▶ PROBLEM REQUIREMENTS:
Without the pictures, output the lines of the material from the very first through the one that holds "from matplotlib.transforms import".

▶ MATERIAL TO PROCESS:
** BEGIN **
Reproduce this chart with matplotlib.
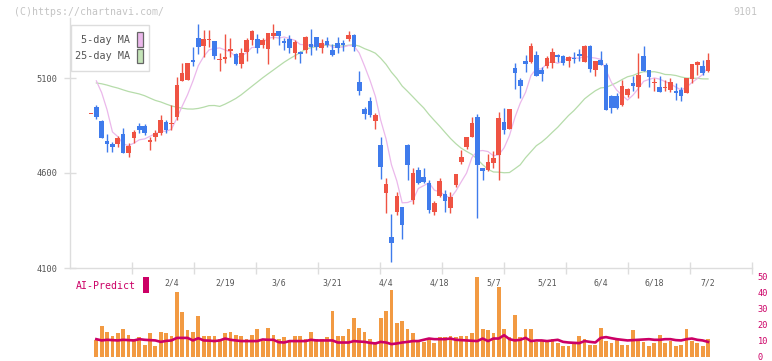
import numpy as np
import pandas as pd
import matplotlib
matplotlib.use("Agg")
import matplotlib.pyplot as plt
from matplotlib.patches import Rectangle
from matplotlib.transforms import blended_transform_factory

# ---------------- data ----------------
opens = [4910, 4946, 4875, 4768, 4751, 4754, 4805, 4704, 4786, 4847,
         4847, 4765, 4788, 4809, 4867, 4856, 4896, 5086, 5089, 5195,
         5312, 5268, 5302, 5295, 5196, 5202, 5244, 5226, 5174, 5237,
         5300, 5305, 5274, 5253, 5321, 5347, 5295, 5305, 5233, 5237,
         5247, 5279, 5317, 5258, 5295, 5247, 5286, 5286, 5305, 5326,
         5079, 4937, 4979, 4875, 4747, 4496, 4262, 4396, 4419, 4747,
         4458, 4616, 4577, 4547, 4396, 4479, 4491, 4417, 4538, 4659,
         4738, 4788, 4893, 4628, 4617, 4651, 4695, 4867, 4830, 5151,
         5088, 5189, 5186, 5221, 5142, 5165, 5181, 5221, 5216, 5191,
         5205, 5225, 5186, 5268, 5142, 5195, 5168, 5005, 5005, 4958,
         5012, 5075, 5054, 5216, 5142, 5072, 5054, 5047, 5037, 5032,
         5037, 5023, 5093, 5168, 5163, 5137]
highs = [4910, 4958, 4879, 4805, 4762, 4795, 4835, 4756, 4826, 4865,
         4858, 4791, 4826, 4905, 4879, 4958, 5104, 5177, 5180, 5262,
         5384, 5353, 5353, 5295, 5230, 5332, 5309, 5230, 5256, 5309,
         5353, 5332, 5309, 5335, 5384, 5347, 5309, 5326, 5300, 5242,
         5323, 5358, 5317, 5305, 5317, 5279, 5317, 5300, 5347, 5332,
         5137, 4946, 4998, 4914, 4791, 4572, 4384, 4498, 4419, 4753,
         4628, 4633, 4628, 4563, 4453, 4575, 4511, 4498, 4595, 4721,
         4791, 4893, 4911, 4628, 4700, 4717, 4921, 4941, 4935, 5177,
         5098, 5221, 5284, 5242, 5159, 5216, 5256, 5226, 5221, 5216,
         5238, 5251, 5274, 5274, 5191, 5244, 5177, 5012, 5020, 5089,
         5049, 5110, 5233, 5268, 5142, 5098, 5110, 5089, 5098, 5072,
         5054, 5102, 5174, 5191, 5195, 5233]
lows = [4910, 4883, 4784, 4709, 4712, 4735, 4704, 4683, 4756, 4809,
        4800, 4721, 4770, 4800, 4809, 4826, 4879, 5086, 5089, 5163,
        5225, 5212, 5265, 5198, 5138, 5181, 5212, 5168, 5154, 5191,
        5274, 5230, 5259, 5174, 5304, 5274, 5247, 5230, 5200, 5181,
        5230, 5221, 5247, 5230, 5265, 5216, 5230, 5244, 5296, 5244,
        5011, 4883, 4893, 4833, 4570, 4391, 4130, 4377, 4254, 4563,
        4437, 4542, 4549, 4391, 4379, 4472, 4395, 4391, 4525, 4647,
        4726, 4788, 4365, 4563, 4612, 4625, 4563, 4805, 4830, 5044,
        4996, 5133, 5177, 5112, 5086, 5151, 5154, 5186, 5168, 5156,
        5181, 5191, 5186, 5133, 5112, 5168, 4932, 4914, 4935, 4953,
        5002, 5033, 4993, 5138, 5054, 5033, 5028, 5033, 5028, 4984,
        4981, 5023, 5072, 5116, 5116, 5133]
closes = [4910, 4896, 4786, 4751, 4738, 4786, 4704, 4742, 4816, 4826,
          4809, 4774, 4811, 4879, 4826, 4862, 5063, 5128, 5180, 5186,
          5265, 5304, 5305, 5217, 5200, 5211, 5253, 5174, 5230, 5300,
          5347, 5258, 5300, 5335, 5335, 5323, 5286, 5258, 5289, 5226,
          5317, 5265, 5265, 5286, 5274, 5221, 5259, 5274, 5326, 5265,
          5033, 4912, 4905, 4905, 4633, 4542, 4233, 4479, 4328, 4641,
          4598, 4546, 4554, 4405, 4444, 4558, 4454, 4474, 4595, 4684,
          4791, 4863, 4642, 4612, 4656, 4681, 4888, 4826, 4935, 5128,
          5060, 5174, 5268, 5112, 5123, 5204, 5235, 5212, 5177, 5209,
          5202, 5217, 5268, 5147, 5191, 5168, 4932, 4944, 4944, 5058,
          5041, 5060, 5116, 5138, 5107, 5081, 5028, 5051, 5081, 5019,
          5005, 5102, 5174, 5183, 5128, 5195]
# closes before the first visible day (seed for the moving averages)
prior_closes = [4950, 4900, 4920, 4950, 4966, 4940, 4960, 4975, 4988, 5040,
                5090, 5114, 5080, 5100, 5112, 5230, 5260, 5281, 5200, 5180,
                5139, 5100, 5200, 5319]
volumes = [np.nan, 10.3, 19.1, 15.1, 13.2, 14.5, 17.0, 13.6, 11.3, 12.0,
           7.5, 14.5, 6.9, 15.1, 14.5, 13.2, 40.5, 27.9, 16.6, 15.1,
           25.2, 12.6, 12.6, 12.6, 10.7, 14.5, 15.1, 13.8, 13.2, 11.3,
           13.8, 17.0, 10.0, 18.2, 13.8, 11.3, 12.0, 10.0, 12.6, 12.6,
           11.3, 15.1, 11.3, 11.3, 12.0, 28.5, 12.6, 12.6, 17.6, 24.5,
           18.2, 15.1, 11.3, 9.4, 24.5, 28.5, 41.7, 20.8, 22.6, 17.6,
           14.5, 9.4, 9.4, 11.3, 8.2, 12.0, 12.0, 12.6, 12.0, 13.2,
           12.6, 14.5, 49.7, 17.0, 16.4, 14.5, 43.4, 17.6, 12.0, 25.8,
           12.0, 17.0, 17.6, 9.4, 10.0, 9.4, 10.7, 8.2, 6.3, 6.3,
           8.2, 13.2, 10.7, 7.5, 7.5, 18.2, 10.0, 8.2, 10.7, 7.5,
           7.5, 16.4, 10.0, 9.4, 6.9, 8.2, 13.8, 8.8, 10.0, 6.9,
           7.5, 17.6, 10.0, 8.8, 6.3, 10.7]
ai_predict = [np.nan, 10.9, 10.1, 10.5, 10.3, 10.1, 10.5, 10.3, 10.1, 10.9,
              10.5, 10.3, 10.1, 9.2, 9.8, 10.1, 11.7, 11.7, 11.7, 10.1,
              11.5, 10.1, 10.0, 9.7, 10.1, 11.3, 10.5, 10.1, 9.7, 9.7,
              9.7, 9.7, 10.7, 10.5, 10.5, 9.0, 8.8, 9.7, 9.7, 9.7,
              9.7, 10.5, 10.1, 10.1, 10.1, 10.1, 8.8, 8.8, 8.8, 9.7,
              9.4, 9.2, 8.6, 8.2, 9.2, 8.8, 7.8, 8.2, 8.8, 9.2,
              9.7, 9.7, 10.5, 11.3, 10.9, 10.9, 10.9, 11.3, 10.5, 10.3,
              10.1, 9.9, 9.7, 11.3, 9.7, 11.3, 11.3, 13.4, 10.9, 10.1,
              10.5, 11.7, 9.7, 10.1, 10.1, 9.7, 10.1, 10.5, 9.2, 8.8,
              8.6, 8.4, 9.7, 9.2, 8.8, 11.7, 12.2, 11.5, 10.9, 10.5,
              10.1, 10.3, 10.5, 10.7, 10.9, 10.5, 10.5, 10.9, 10.9, 10.3,
              10.1, 10.9, 11.3, 10.5, 10.1, 9.2]
date_labels = ["2/4", "2/19", "3/6", "3/21", "4/4", "4/18", "5/7", "5/21", "6/4", "6/18", "7/2"]
date_label_idx = [15, 25, 35, 45, 55, 65, 75, 85, 95, 105, 115]
price_ticks = [4100, 4600, 5100]
vol_ticks = [0, 10, 20, 30, 40, 50]
ticker = "9101"
copyright_text = "(C)https://chartnavi.com/"

# ---------------- style ----------------
RED = "#ef5343"
BLUE = "#3f7bec"
PINK = "#ebb8eb"
GREEN = "#b6dcaa"
ORANGE = "#f29a42"
MAGENTA = "#cc0066"
GRID = "#dddddd"
TXT = "#555555"
LIGHT = "#c4c4c4"
MONO = "DejaVu Sans Mono"

W, H = 772, 361
fig = plt.figure(figsize=(W / 100, H / 100), dpi=100)


def rect(l, t, r, b):
    return [l / W, 1 - b / H, (r - l) / W, (b - t) / H]


n = len(closes)
x = np.arange(n)
o = np.array(opens, float)
c = np.array(closes, float)
hi = np.array(highs, float)
lo = np.array(lows, float)

XMIN, XMAX = -3.91, 123.2

# ---- price panel ----
ax = fig.add_axes(rect(70, 18, 752, 268))
ax.set_xlim(XMIN, XMAX)
ax.set_ylim(4100, 5100 + 60 * 500 / 95)

allc = pd.Series(prior_closes + closes, dtype=float)
ma5 = allc.rolling(5).mean().values[len(prior_closes):]
ma25 = allc.rolling(25).mean().values[len(prior_closes):]
ax.plot(x[1:], ma25[1:], color=GREEN, lw=0.9, zorder=1)
ax.plot(x[1:], ma5[1:], color=PINK, lw=0.9, zorder=1)

cols = np.where(c >= o, RED, BLUE)
ax.vlines(x, lo, hi, colors=cols, linewidth=1.0, zorder=2)
body_bottom = np.minimum(o, c)
body_h = np.maximum(np.abs(c - o), 5)
ax.bar(x, body_h, bottom=body_bottom, width=0.86, color=cols, linewidth=0, zorder=3)

for s in ["top", "right"]:
    ax.spines[s].set_visible(False)
for s in ["left", "bottom"]:
    ax.spines[s].set_color(GRID)
    ax.spines[s].set_linewidth(1)
ax.set_yticks(price_ticks)
ax.set_yticklabels([str(t) for t in price_ticks], fontsize=6.2, color=TXT, family=MONO)
ax.set_xticks([XMIN + (XMAX - XMIN) * k / 11 for k in range(1, 12)])
ax.set_xticklabels([])
ax.tick_params(axis="both", direction="inout", length=8, width=1, color=GRID, pad=5)
ax.patch.set_alpha(0)

# ---- volume panel ----
vax = fig.add_axes(rect(70, 273.5, 752, 356.5))
vax.set_xlim(XMIN, XMAX)
vax.set_ylim(0, 83 / 1.59)
vax.bar(x, volumes, width=0.7, color=ORANGE, linewidth=0, zorder=1)
vax.plot(x, ai_predict, color=MAGENTA, lw=1.9, zorder=2)
for s in vax.spines.values():
    s.set_visible(False)
vax.set_xticks([])
vax.yaxis.tick_right()
vax.set_yticks(vol_ticks)
vax.set_yticklabels([str(t) for t in vol_ticks], fontsize=6.2, color=MAGENTA, family=MONO)
vax.tick_params(axis="y", length=0, pad=4)
vax.patch.set_alpha(0)

# date labels between the panels
trans = blended_transform_factory(vax.transData, fig.transFigure)
for idx, lab in zip(date_label_idx, date_labels):
    vax.text(idx, 1 - 282.5 / H, lab, transform=trans, ha="center", va="center",
             fontsize=5.9, color=TXT, family=MONO)

# ---- overlay (legend, captions) ----
ov = fig.add_axes([0, 0, 1, 1], zorder=10)
ov.set_xlim(0, W)
ov.set_ylim(H, 0)
ov.axis("off")
ov.patch.set_alpha(0)
ov.add_patch(Rectangle((70.5, 24.5), 78, 46.5, facecolor="white", edgecolor=GRID, lw=1))
ov.text(130, 40, "5-day MA", ha="right", va="center", fontsize=7.3, color=TXT, family=MONO)
ov.text(130, 56, "25-day MA", ha="right", va="center", fontsize=7.3, color=TXT, family=MONO)
ov.add_patch(Rectangle((136.5, 31.5), 6, 15, facecolor=PINK, edgecolor="#666666", lw=0.9))
ov.add_patch(Rectangle((136.5, 48.5), 6, 14, facecolor="#c4e4b8", edgecolor="#666666", lw=0.9))
ov.text(14, 12, copyright_text, ha="left", va="center", fontsize=7.1, color=LIGHT, family=MONO)
ov.text(757, 12, ticker, ha="right", va="center", fontsize=7.1, color=LIGHT, family=MONO)
ov.text(76, 286, "AI-Predict", ha="left", va="center", fontsize=7.1, color=MAGENTA, family=MONO)
ov.add_patch(Rectangle((142.5, 277), 6.3, 16, facecolor=MAGENTA, edgecolor="none"))

fig.savefig("out.png", dpi=100)
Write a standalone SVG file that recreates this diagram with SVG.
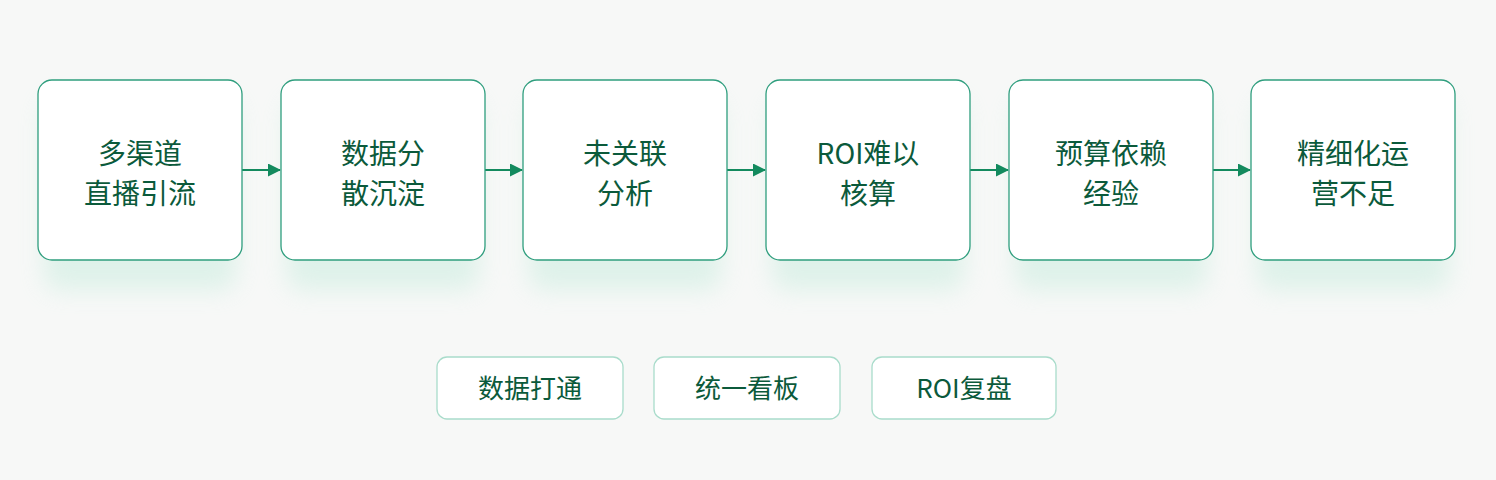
** END **
▶ IN RESPONSE:
Reproduce this chart with matplotlib.
import numpy as np
import pandas as pd
import matplotlib
matplotlib.use("Agg")
import matplotlib.pyplot as plt
from matplotlib.patches import Rectangle
from matplotlib.transforms import blended_transform_factory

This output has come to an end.